Oxford in the old days was a citadel of class and privilege; a bastion of the aristocracy. In a way, it still is. But today’s Oxford is more about excellence and ability rather than mere swaggering snob value as some American Ivy League institutions are. The institution expects all its graduates to live by a code of chivalrous honour while pursuing excellence — serving humanity with compassion and justice.
Remarkably, the university has produced 28 Nobel laureates, 27 British prime ministers and several world leaders such as Zulfikar Ali Bhutto and Benazir Bhutto of Pakistan; King Abdullah of Jordan; Solomon Bandaranaike of Sri Lanka; Malcolm Fraser of Australia; Lester Pearson of Canada; Manhoman Singh of India; Eric Williams of Trinidad and Tobago; and John Kofi Agyekum Kufuor and Nana Addo Dankwa Akufo-Addo, both of Ghana.
Today’s Oxford is a world leader in medical science, computing, robotics, particle physics, engineering, and earth sciences. The World Wide Webb was founded by Oxford computer scientist Timothy John Banners-Lee. If he had insisted on keeping monopoly over his intellectual property he would have been as rich as the legendary Croesus.
Rather, he made it freely available to humanity. Some of the world’s greatest mathematicians have been Oxford people, among them Stephen Hawking, Michael Atiyah and Andrew Wiles who solved the centuries-old Fermat’s Last Theorem. Erwin Schrodinger was an Oxford man as was the even more famous Albert Einstein. Oxford jurisprudence is second to none while the university remains the philosophy and literature.
The university is also the home of the Rhodes scholarship, founded by Cecil Rhodes to educate the brightest minds in the English-speaking world. Selection is extremely competitive. As a basic minimum, you must have a First Class degree. But you must also demonstrate exceptional potential for leadership, service and moral force of character.
A Rhodes Scholar should have the potential to become a leader in government, diplomacy, finance or science. Former US President Bill Clinton was a Rhodes Scholar, although he did not end up with a degree at Oxford. Several scholars have gone on to become senators, Supreme Court justices, captains of industry and distinguished scholars and leaders in their chosen fields.
Last week, a team of us were in Lagos to interview the 15 finalists for the West Africa Rhodes scholarship for 2018. Our Chair was Ike Chioke, CEO of investment banking outfit Afrinvest, himself a former Rhodes Scholar. The scheme had been suspended for more than two decades because the Rhodes Trust made the mistake of contracting the selection process to the Federal Ministry of Education. As you would expect, the candidates that were presented were the type that were unfit for admission even in a second-rate British university. The Rhodes Trust, in their infinite wisdom, have put together a team of men and women of high integrity, most of them Oxford graduates, to take charge of the selection process going forward.

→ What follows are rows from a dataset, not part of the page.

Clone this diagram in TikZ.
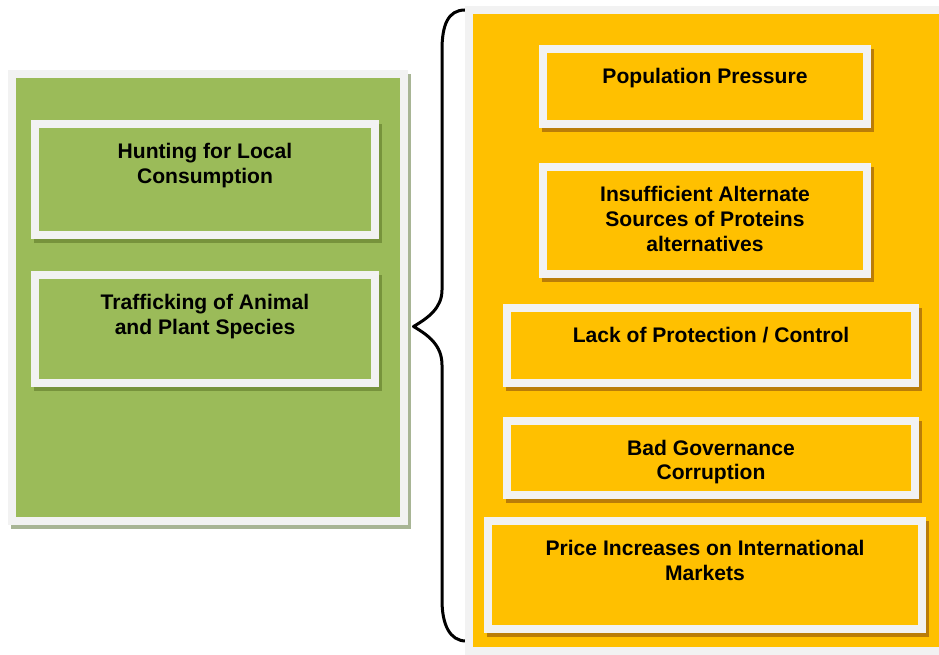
\documentclass[tikz,border=0pt]{standalone}
\usepackage{fontspec}
\setmainfont{Liberation Sans}
\usetikzlibrary{positioning, shadows}
\definecolor{panel-green}{HTML}{9BBB59}
\definecolor{panel-orange}{HTML}{FFC000}
\definecolor{frame-grey}{HTML}{F2F2F2}
\definecolor{green-shade}{HTML}{77933C}
\definecolor{orange-shade}{HTML}{BA7D08}
\definecolor{panel-shade}{HTML}{A8B595}

\begin{document}
\begin{tikzpicture}[
    framed/.style={draw=frame-grey, line width=0.16cm, inner sep=0pt, outer sep=0pt},
    shade box/.style={general shadow={shadow xshift=0.06cm, shadow yshift=-0.08cm,
      fill=#1, draw=#1, line width=0.16cm}},
    greenpanel/.style={framed, fill=panel-green, shade box=panel-shade},
    orangepanel/.style={framed, fill=panel-orange},
    greenbox/.style={framed, fill=panel-green, shade box=green-shade},
    orangebox/.style={framed, fill=panel-orange, shade box=orange-shade},
    cause/.style={font=\fontsize{12}{14}\selectfont\bfseries, align=center, inner sep=0pt},
    node distance=0.38cm]
    \useasboundingbox (0, 0) rectangle (18.78, 13.1);
    \node[greenpanel, minimum width=7.84cm, minimum height=8.94cm] (threats) at (4.16, 7.15) {};
    \node[greenbox, minimum width=6.8cm, minimum height=2.22cm] (hunting) at (4.10, 9.51) {};
    \node[greenbox, minimum width=6.8cm, minimum height=2.17cm] (trafficking) at (4.10, 6.516) {};
    \node[cause, below=of hunting.north] (hunting-text) {Hunting for Local\\Consumption};
    \node[cause, below=of trafficking.north] (trafficking-text) {Trafficking of Animal\\and Plant Species};

    \draw[line width=0.06cm, line cap=round, line join=round] (9.30, 12.90)
      .. controls (8.96, 12.90) and (8.84, 12.60) .. (8.84, 12.10) -- (8.84, 7.30)
      .. controls (8.84, 6.94) and (8.56, 6.74) .. (8.27, 6.57)
      .. controls (8.56, 6.40) and (8.84, 6.20) .. (8.84, 5.80) -- (8.84, 1.10)
      .. controls (8.84, 0.60) and (9.00, 0.28) .. (9.32, 0.28);

    \node[orangepanel, minimum width=9.62cm, minimum height=12.82cm] (drivers) at (14.19, 6.49) {};
    \node[orangebox, minimum width=6.47cm, minimum height=1.50cm] (population) at (14.10, 11.372) {};
    \node[orangebox, minimum width=6.47cm, minimum height=2.14cm] (proteins) at (14.10, 8.684) {};
    \node[orangebox, minimum width=8.15cm, minimum height=1.51cm] (protection) at (14.22, 6.186) {};
    \node[orangebox, minimum width=8.15cm, minimum height=1.49cm] (governance) at (14.22, 3.94) {};
    \node[orangebox, minimum width=8.67cm, minimum height=2.16cm] (prices) at (14.10, 1.594) {};
    \node[cause, below=of population.north] (population-text) {Population Pressure};
    \node[cause, below=of proteins.north] (proteins-text) {Insufficient Alternate\\Sources of Proteins\\alternatives};
    \node[cause, below=of protection.north] (protection-text) {Lack of Protection / Control};
    \node[cause, below=of governance.north] (governance-text) {Bad Governance\\Corruption};
    \node[cause, below=of prices.north] (prices-text) {Price Increases on International\\Markets};
  \end{tikzpicture}
\end{document}
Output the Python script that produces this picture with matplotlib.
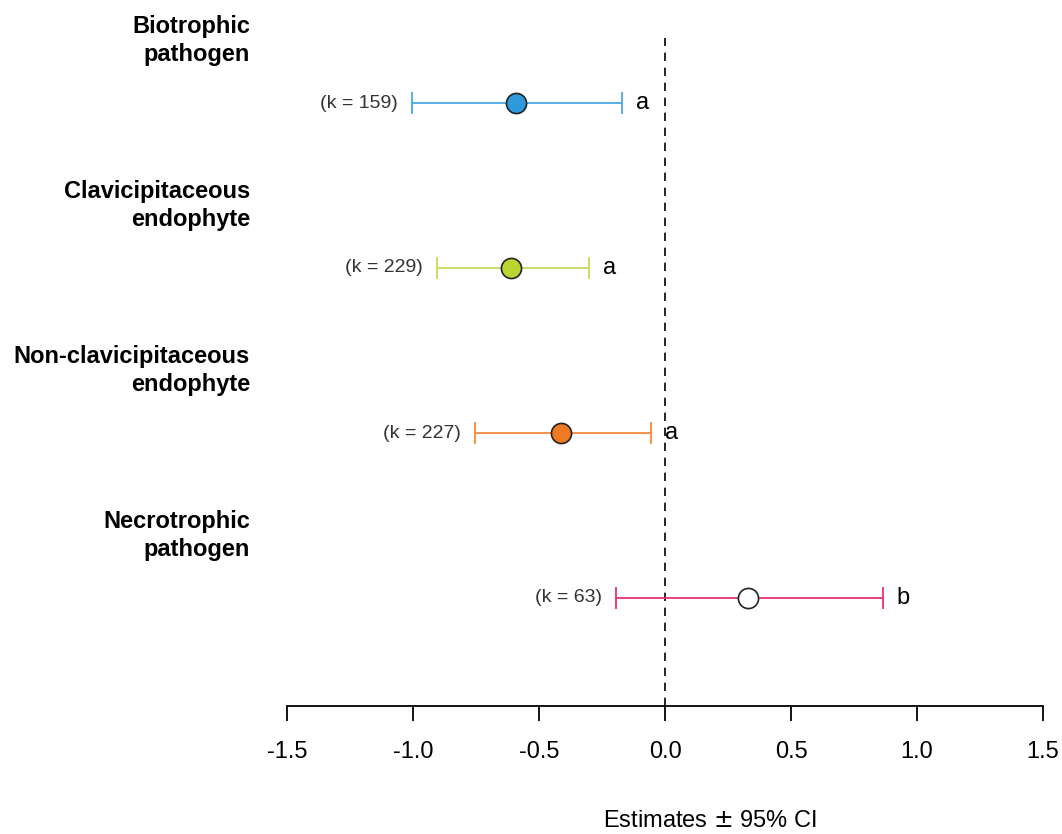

We created a rigorous selection framework that enabled us to weed out the wheat from the chaff. Over 500 candidates applied, out of which 15 finalists emerged. On Saturday the 2nd of December, in the ornate meeting rooms of the George Hotel Ikoyi, we interviewed the finalists, ending up with two successful candidates: Toluwalase Awoyemi, 24, best graduating medical student of the University of Ibadan; and Miss Emmanuelle Afaribea Dankwa, 21, an outstanding mathematics/statistics graduate of University of Ghana Legon.
I have no doubt that these young academic ambassadors will not only acquit themselves with distinction; they will present a good image of our beloved West Africa. Floreat oxoniensis!